Whether it’s wearing or eating the same thing or acting and choosing one way, good decision makers systematize certain things. Reacher’s system is designed to fight temporary sentimentality. Though unattached, each book includes some romantic interest. Reacher created a system to avoid his weaknesses and keep him on the right long-term path.

Notice the details, like how tall is Jimmy Rat? When you’re Jack Reacher, with hands as big as catchers mitts, you win most fights. But Reacher doesn’t enter fights blindly.

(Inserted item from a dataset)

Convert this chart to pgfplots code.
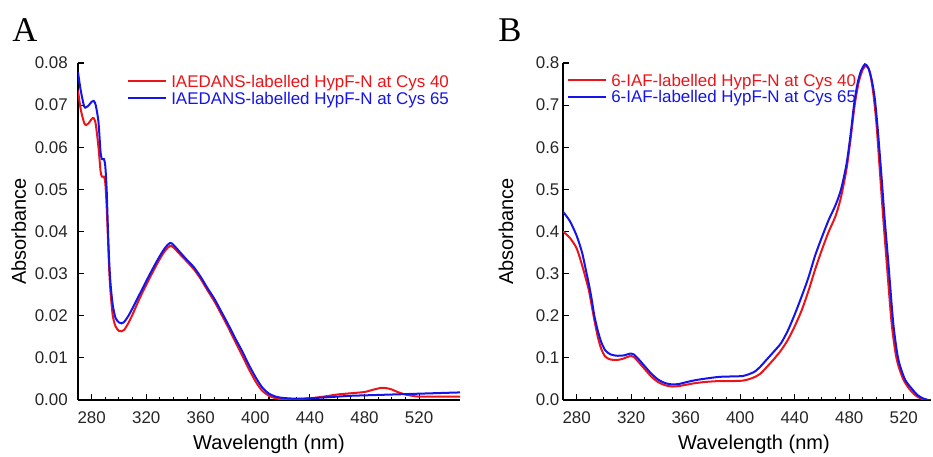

“Reacher stayed where he was. The bike (motorcycle) the new guy had glanced at was one of the three with silver runes. It was a huge as all the others, but the footrests and the handlebars were set a little closer to the seat than most. About two inches closer than the new guy’s, for example. Which made Jimmy Rat about five-eight, possibly. Maybe skinny, to go with his name. Maybe armed, with a knife or a gun. Maybe vicious.”

Paying attention to the details Reacher knows he’ll fight seven, not eight guys. He’ll know who Jimmy Rat is once he goes in the bar. He knows he’ll be armed.

Like his compatriot in the land of fiction, Sherlock Holmes, who admonished Watson for not knowing how many stairs led to their residence, Reacher looks for important details.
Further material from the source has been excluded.